■ SOURCE DATA ■
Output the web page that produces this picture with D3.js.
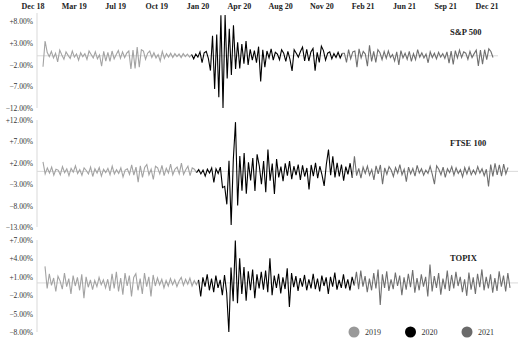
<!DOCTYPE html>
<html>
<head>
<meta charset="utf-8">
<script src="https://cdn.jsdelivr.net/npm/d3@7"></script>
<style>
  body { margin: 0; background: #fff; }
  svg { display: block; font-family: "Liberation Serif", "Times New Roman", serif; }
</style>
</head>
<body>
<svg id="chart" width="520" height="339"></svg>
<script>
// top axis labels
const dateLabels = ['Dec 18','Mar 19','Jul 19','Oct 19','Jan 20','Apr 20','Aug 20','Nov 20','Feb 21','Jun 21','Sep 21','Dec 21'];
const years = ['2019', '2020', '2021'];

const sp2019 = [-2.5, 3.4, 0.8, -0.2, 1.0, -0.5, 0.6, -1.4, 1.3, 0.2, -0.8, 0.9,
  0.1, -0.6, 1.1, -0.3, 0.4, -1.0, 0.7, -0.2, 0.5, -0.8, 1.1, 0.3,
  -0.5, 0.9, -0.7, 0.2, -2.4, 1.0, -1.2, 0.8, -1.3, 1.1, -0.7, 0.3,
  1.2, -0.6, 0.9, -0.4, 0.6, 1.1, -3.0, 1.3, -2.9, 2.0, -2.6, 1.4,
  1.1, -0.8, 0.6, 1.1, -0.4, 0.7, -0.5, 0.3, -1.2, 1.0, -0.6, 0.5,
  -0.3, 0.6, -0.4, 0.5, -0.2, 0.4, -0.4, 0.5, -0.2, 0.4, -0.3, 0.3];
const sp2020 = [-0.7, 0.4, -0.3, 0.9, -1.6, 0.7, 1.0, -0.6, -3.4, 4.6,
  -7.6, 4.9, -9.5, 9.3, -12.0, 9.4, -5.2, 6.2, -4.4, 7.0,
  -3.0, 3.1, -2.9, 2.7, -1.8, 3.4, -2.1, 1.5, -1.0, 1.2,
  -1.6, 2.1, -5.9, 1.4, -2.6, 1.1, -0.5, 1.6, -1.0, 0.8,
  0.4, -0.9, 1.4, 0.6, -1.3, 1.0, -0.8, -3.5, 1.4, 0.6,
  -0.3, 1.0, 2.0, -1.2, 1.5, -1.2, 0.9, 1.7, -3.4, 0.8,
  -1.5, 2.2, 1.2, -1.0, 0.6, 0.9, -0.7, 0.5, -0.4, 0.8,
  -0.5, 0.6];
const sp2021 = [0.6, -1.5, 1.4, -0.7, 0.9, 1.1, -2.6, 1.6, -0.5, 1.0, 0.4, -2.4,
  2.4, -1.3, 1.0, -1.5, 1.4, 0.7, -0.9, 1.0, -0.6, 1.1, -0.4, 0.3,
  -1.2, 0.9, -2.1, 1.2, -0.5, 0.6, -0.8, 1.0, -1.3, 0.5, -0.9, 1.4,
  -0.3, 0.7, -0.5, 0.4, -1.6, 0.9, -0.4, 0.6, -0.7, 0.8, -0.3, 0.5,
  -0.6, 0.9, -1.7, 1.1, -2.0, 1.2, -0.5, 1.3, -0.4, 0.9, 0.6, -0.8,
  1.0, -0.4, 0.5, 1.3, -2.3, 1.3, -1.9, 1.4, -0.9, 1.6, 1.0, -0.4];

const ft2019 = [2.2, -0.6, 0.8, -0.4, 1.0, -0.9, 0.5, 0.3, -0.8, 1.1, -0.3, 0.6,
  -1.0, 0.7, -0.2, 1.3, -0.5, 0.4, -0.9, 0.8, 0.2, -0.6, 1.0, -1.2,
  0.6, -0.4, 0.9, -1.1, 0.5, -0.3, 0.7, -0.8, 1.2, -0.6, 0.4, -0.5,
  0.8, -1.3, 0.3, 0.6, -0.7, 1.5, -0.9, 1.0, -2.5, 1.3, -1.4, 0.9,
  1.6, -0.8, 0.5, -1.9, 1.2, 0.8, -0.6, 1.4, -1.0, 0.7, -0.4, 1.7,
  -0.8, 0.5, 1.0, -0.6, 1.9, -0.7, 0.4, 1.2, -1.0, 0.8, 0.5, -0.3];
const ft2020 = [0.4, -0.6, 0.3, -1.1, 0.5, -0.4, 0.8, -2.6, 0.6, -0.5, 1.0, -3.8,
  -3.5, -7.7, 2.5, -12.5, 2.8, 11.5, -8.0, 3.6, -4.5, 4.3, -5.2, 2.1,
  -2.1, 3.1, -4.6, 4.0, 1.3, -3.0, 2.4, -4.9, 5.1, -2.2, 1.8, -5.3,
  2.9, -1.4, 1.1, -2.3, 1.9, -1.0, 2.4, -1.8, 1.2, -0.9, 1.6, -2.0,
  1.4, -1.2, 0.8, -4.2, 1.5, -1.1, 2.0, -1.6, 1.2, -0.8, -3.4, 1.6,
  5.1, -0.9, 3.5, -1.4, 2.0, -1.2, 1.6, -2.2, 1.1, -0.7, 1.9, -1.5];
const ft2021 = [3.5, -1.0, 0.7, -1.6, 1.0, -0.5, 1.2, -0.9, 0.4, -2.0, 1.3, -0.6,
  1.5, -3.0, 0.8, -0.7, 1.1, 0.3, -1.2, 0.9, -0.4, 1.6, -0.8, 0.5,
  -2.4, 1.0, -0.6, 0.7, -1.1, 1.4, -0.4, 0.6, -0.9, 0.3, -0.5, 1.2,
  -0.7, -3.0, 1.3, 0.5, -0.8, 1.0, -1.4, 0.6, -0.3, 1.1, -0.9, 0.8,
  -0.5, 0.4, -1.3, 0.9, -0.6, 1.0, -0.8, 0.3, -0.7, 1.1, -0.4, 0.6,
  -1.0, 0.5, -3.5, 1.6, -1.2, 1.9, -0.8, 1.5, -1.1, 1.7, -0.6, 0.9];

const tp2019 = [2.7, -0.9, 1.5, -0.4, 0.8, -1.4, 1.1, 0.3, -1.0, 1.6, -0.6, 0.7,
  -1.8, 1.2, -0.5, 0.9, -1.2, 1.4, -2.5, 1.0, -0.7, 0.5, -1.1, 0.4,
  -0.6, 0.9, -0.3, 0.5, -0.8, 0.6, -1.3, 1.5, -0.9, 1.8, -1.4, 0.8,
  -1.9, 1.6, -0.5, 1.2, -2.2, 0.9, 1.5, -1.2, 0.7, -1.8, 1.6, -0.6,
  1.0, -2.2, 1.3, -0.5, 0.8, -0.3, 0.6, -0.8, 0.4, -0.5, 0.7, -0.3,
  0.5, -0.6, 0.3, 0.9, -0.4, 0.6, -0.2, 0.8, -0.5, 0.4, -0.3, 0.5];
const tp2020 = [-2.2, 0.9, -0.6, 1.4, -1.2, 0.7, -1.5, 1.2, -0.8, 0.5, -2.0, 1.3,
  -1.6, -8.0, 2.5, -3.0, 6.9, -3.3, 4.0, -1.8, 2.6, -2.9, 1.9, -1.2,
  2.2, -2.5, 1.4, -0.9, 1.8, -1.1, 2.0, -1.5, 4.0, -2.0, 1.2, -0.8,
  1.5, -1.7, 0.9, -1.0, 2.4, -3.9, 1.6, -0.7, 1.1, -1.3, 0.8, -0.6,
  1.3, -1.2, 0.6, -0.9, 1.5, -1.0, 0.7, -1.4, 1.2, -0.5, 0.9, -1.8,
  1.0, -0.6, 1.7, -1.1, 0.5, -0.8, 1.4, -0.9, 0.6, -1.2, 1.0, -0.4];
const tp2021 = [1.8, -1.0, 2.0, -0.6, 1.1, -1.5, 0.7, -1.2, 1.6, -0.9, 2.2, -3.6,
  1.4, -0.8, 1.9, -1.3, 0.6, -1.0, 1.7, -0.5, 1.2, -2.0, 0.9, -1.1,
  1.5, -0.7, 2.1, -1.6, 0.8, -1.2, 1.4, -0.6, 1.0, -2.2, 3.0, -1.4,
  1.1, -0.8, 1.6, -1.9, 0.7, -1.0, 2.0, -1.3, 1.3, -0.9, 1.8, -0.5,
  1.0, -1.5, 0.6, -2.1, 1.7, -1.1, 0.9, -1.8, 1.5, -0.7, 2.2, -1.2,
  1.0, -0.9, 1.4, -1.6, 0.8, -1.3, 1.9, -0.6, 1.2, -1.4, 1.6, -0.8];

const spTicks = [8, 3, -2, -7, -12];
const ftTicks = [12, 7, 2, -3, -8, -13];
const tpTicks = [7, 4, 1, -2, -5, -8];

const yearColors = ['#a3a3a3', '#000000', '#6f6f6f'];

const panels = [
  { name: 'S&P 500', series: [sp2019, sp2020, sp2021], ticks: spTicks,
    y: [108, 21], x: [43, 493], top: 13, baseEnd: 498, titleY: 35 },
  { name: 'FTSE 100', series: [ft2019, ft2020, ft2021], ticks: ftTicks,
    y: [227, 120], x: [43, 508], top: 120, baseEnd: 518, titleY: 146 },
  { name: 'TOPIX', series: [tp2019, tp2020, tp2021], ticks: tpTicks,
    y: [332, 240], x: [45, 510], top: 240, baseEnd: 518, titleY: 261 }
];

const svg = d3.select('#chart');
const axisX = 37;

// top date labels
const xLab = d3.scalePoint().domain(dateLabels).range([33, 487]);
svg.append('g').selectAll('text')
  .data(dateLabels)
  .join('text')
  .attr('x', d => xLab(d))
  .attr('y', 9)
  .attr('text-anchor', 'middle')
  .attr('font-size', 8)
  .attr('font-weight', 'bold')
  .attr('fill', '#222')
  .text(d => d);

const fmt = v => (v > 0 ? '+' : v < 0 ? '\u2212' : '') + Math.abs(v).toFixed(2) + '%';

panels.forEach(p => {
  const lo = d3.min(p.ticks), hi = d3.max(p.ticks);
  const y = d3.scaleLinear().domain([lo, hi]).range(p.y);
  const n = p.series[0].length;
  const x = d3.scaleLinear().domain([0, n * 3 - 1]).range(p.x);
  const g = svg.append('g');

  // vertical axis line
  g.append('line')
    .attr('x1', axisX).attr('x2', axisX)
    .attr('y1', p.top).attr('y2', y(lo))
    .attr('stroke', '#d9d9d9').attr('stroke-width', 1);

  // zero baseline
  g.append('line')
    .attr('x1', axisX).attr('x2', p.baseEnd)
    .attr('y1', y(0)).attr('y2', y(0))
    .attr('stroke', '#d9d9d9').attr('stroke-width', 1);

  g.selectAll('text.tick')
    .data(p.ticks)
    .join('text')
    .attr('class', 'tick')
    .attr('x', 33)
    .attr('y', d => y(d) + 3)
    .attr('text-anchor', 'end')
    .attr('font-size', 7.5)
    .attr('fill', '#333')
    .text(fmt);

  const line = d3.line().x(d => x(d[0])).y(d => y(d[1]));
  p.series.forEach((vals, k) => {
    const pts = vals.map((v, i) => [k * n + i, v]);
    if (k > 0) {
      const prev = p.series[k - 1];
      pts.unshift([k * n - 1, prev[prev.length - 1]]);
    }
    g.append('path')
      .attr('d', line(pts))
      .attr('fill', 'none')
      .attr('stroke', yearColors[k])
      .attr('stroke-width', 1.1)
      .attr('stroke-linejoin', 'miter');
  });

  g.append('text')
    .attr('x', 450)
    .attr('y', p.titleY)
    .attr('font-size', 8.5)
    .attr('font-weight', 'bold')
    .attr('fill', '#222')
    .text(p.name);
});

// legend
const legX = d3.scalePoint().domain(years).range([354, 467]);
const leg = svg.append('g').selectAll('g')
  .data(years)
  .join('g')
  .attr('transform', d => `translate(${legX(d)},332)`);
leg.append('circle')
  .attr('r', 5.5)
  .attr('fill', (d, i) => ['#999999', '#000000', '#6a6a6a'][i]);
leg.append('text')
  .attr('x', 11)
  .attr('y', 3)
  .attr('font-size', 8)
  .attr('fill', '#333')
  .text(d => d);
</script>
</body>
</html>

■ PROBLEM TO WORK ON ■
Leave the pictures out and please restate exactly the lines running from the start of the material through the one with "const years = ['2019', '2020', '2021'];".

■ RESPONSE FOR THIS EXERCISE ■
Output the web page that produces this picture with D3.js.
<!DOCTYPE html>
<html>
<head>
<meta charset="utf-8">
<script src="https://cdn.jsdelivr.net/npm/d3@7"></script>
<style>
  body { margin: 0; background: #fff; }
  svg { display: block; font-family: "Liberation Serif", "Times New Roman", serif; }
</style>
</head>
<body>
<svg id="chart" width="520" height="339"></svg>
<script>
// top axis labels
const dateLabels = ['Dec 18','Mar 19','Jul 19','Oct 19','Jan 20','Apr 20','Aug 20','Nov 20','Feb 21','Jun 21','Sep 21','Dec 21'];
const years = ['2019', '2020', '2021'];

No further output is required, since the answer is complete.